* [Task objective]: Write out the material exactly. Do not include the pictures.

* [Data provided]:

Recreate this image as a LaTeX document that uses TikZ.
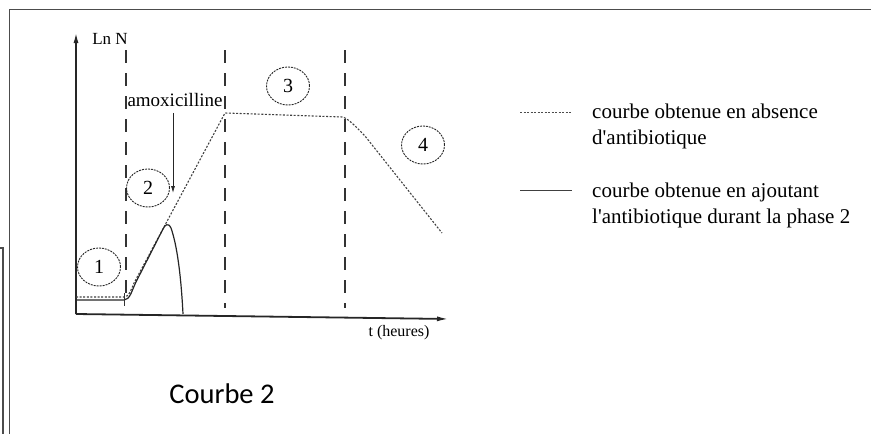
\documentclass[tikz,border=0pt]{standalone}
\usepackage{fontspec}
\setmainfont{Liberation Serif}[Ligatures=TeXOff]
\newfontfamily\calib{Carlito}
\usetikzlibrary{arrows.meta,shapes.geometric}
\begin{document}
\begin{tikzpicture}[x=1pt,y=-1pt,
  frameline/.style={draw=black!70,line width=1.3pt},
  axisline/.style={draw=black!85,line width=1.8pt},
  phaseline/.style={draw=black!80,line width=1.1pt,dash pattern=on 13pt off 10pt},
  dotcurve/.style={draw=black!75,line width=1.1pt,dash pattern=on 2pt off 1.6pt},
  solidcurve/.style={draw=black!85,line width=1.2pt},
  phasecircle/.style={draw=black!85,line width=0.9pt,dash pattern=on 2pt off 1pt,ellipse,minimum width=43pt,minimum height=38pt,inner sep=0pt,font=\fontsize{20}{20}\selectfont},
  legtext/.style={anchor=west,align=left,inner sep=0pt,font=\fontsize{21}{26}\selectfont}]
\useasboundingbox (0,0) rectangle (871,434);
% frame
\coordinate (ftr) at (871,9.5);
\coordinate (ftl) at (9.5,9.5);
\coordinate (fbl) at (9.5,434);
\draw[frameline] (ftr) -- (ftl) -- (fbl);
\coordinate (stl) at (0,248);
\coordinate (str) at (3,248);
\coordinate (sbr) at (3,434);
\draw[draw=black!70,line width=1.2pt] (stl) -- (str) -- (sbr);
% axes
\coordinate (O) at (76,314);
\coordinate (ytip) at (76,32);
\coordinate (xtip) at (449,319);
\draw[axisline,-{Latex[length=11pt,width=5pt]}] (O) -- (ytip);
\draw[axisline,-{Latex[length=12pt,width=5pt]}] (O) -- (xtip);
\node[inner sep=0pt,font=\fontsize{17}{17}\selectfont] (lnN) at (110,39) {Ln N};
\node[inner sep=0pt,font=\fontsize{16}{16}\selectfont] (theures) at (399,333) {t (heures)};
% phase lines
\coordinate (p1t) at (126,50);
\coordinate (p1b) at (126,300);
\coordinate (p2t) at (225,50);
\coordinate (p2b) at (225,308);
\coordinate (p3t) at (345,50);
\coordinate (p3b) at (345,308);
\draw[phaseline] (p1t) -- (p1b);
\draw[phaseline] (p2t) -- (p2b);
\draw[phaseline] (p3t) -- (p3b);
% curves
\draw[dotcurve] (76,297) -- (124,297) .. controls (129,297) and (131,290) .. (134,283) -- (225,113) -- (343,117) .. controls (350,120) and (356,127) .. (365,136) -- (442,233);
\draw[solidcurve] (76,300) -- (124,300) .. controls (130,300) and (132,290) .. (136,282) -- (163,229) .. controls (165,225) and (168,222) .. (171,228) .. controls (177,245) and (181,275) .. (183,314);
\coordinate (tickt) at (124,293);
\coordinate (tickb) at (124,306);
\draw[draw=black!80,line width=0.8pt] (tickt) -- (tickb);
% circles
\node[phasecircle] (c1) at (99,267) {1};
\node[phasecircle] (c2) at (148,188) {2};
\node[phasecircle] (c3) at (288,86) {3};
\node[phasecircle] (c4) at (423,145) {4};
% amoxicilline
\node[inner sep=0pt,font=\fontsize{19}{19}\selectfont] (amox) at (175,100) {amoxicilline};
\coordinate (arrend) at (173,193);
\draw[draw=black!85,line width=0.8pt,-{Latex[length=7pt,width=4pt]}] (amox.south -| arrend) ++(0,6) -- (arrend);
% legend
\coordinate (l1a) at (520,112);
\coordinate (l1b) at (572,112);
\draw[draw=black!70,line width=0.9pt,dash pattern=on 2pt off 1.5pt] (l1a) -- (l1b);
\node[legtext] (leg1) at (592,126) {courbe obtenue en absence\\d'antibiotique};
\coordinate (l2a) at (520,190);
\coordinate (l2b) at (572,190);
\draw[draw=black!75,line width=1pt] (l2a) -- (l2b);
\node[legtext] (leg2) at (592,205) {courbe obtenue en ajoutant\\l'antibiotique durant la phase 2};
% caption
\node[inner sep=0pt,font=\calib\fontsize{28.5}{28.5}\selectfont] (cap) at (222,394) {Courbe 2};
\end{tikzpicture}
\end{document}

* [Response]:
Recreate this image as a LaTeX document that uses TikZ.
\documentclass[tikz,border=0pt]{standalone}
\usepackage{fontspec}
\setmainfont{Liberation Serif}[Ligatures=TeXOff]
\newfontfamily\calib{Carlito}
\usetikzlibrary{arrows.meta,shapes.geometric}
\begin{document}
\begin{tikzpicture}[x=1pt,y=-1pt,
  frameline/.style={draw=black!70,line width=1.3pt},
  axisline/.style={draw=black!85,line width=1.8pt},
  phaseline/.style={draw=black!80,line width=1.1pt,dash pattern=on 13pt off 10pt},
  dotcurve/.style={draw=black!75,line width=1.1pt,dash pattern=on 2pt off 1.6pt},
  solidcurve/.style={draw=black!85,line width=1.2pt},
  phasecircle/.style={draw=black!85,line width=0.9pt,dash pattern=on 2pt off 1pt,ellipse,minimum width=43pt,minimum height=38pt,inner sep=0pt,font=\fontsize{20}{20}\selectfont},
  legtext/.style={anchor=west,align=left,inner sep=0pt,font=\fontsize{21}{26}\selectfont}]
\useasboundingbox (0,0) rectangle (871,434);
% frame
\coordinate (ftr) at (871,9.5);
\coordinate (ftl) at (9.5,9.5);
\coordinate (fbl) at (9.5,434);
\draw[frameline] (ftr) -- (ftl) -- (fbl);
\coordinate (stl) at (0,248);
\coordinate (str) at (3,248);
\coordinate (sbr) at (3,434);
\draw[draw=black!70,line width=1.2pt] (stl) -- (str) -- (sbr);
% axes
\coordinate (O) at (76,314);
\coordinate (ytip) at (76,32);
\coordinate (xtip) at (449,319);
\draw[axisline,-{Latex[length=11pt,width=5pt]}] (O) -- (ytip);
\draw[axisline,-{Latex[length=12pt,width=5pt]}] (O) -- (xtip);
\node[inner sep=0pt,font=\fontsize{17}{17}\selectfont] (lnN) at (110,39) {Ln N};
\node[inner sep=0pt,font=\fontsize{16}{16}\selectfont] (theures) at (399,333) {t (heures)};
% phase lines
\coordinate (p1t) at (126,50);
\coordinate (p1b) at (126,300);
\coordinate (p2t) at (225,50);
\coordinate (p2b) at (225,308);
\coordinate (p3t) at (345,50);
\coordinate (p3b) at (345,308);
\draw[phaseline] (p1t) -- (p1b);
\draw[phaseline] (p2t) -- (p2b);
\draw[phaseline] (p3t) -- (p3b);
% curves
\draw[dotcurve] (76,297) -- (124,297) .. controls (129,297) and (131,290) .. (134,283) -- (225,113) -- (343,117) .. controls (350,120) and (356,127) .. (365,136) -- (442,233);
\draw[solidcurve] (76,300) -- (124,300) .. controls (130,300) and (132,290) .. (136,282) -- (163,229) .. controls (165,225) and (168,222) .. (171,228) .. controls (177,245) and (181,275) .. (183,314);
\coordinate (tickt) at (124,293);
\coordinate (tickb) at (124,306);
\draw[draw=black!80,line width=0.8pt] (tickt) -- (tickb);
% circles
\node[phasecircle] (c1) at (99,267) {1};
\node[phasecircle] (c2) at (148,188) {2};
\node[phasecircle] (c3) at (288,86) {3};
\node[phasecircle] (c4) at (423,145) {4};
% amoxicilline
\node[inner sep=0pt,font=\fontsize{19}{19}\selectfont] (amox) at (175,100) {amoxicilline};
\coordinate (arrend) at (173,193);
\draw[draw=black!85,line width=0.8pt,-{Latex[length=7pt,width=4pt]}] (amox.south -| arrend) ++(0,6) -- (arrend);
% legend
\coordinate (l1a) at (520,112);
\coordinate (l1b) at (572,112);
\draw[draw=black!70,line width=0.9pt,dash pattern=on 2pt off 1.5pt] (l1a) -- (l1b);
\node[legtext] (leg1) at (592,126) {courbe obtenue en absence\\d'antibiotique};
\coordinate (l2a) at (520,190);
\coordinate (l2b) at (572,190);
\draw[draw=black!75,line width=1pt] (l2a) -- (l2b);
\node[legtext] (leg2) at (592,205) {courbe obtenue en ajoutant\\l'antibiotique durant la phase 2};
% caption
\node[inner sep=0pt,font=\calib\fontsize{28.5}{28.5}\selectfont] (cap) at (222,394) {Courbe 2};
\end{tikzpicture}
\end{document}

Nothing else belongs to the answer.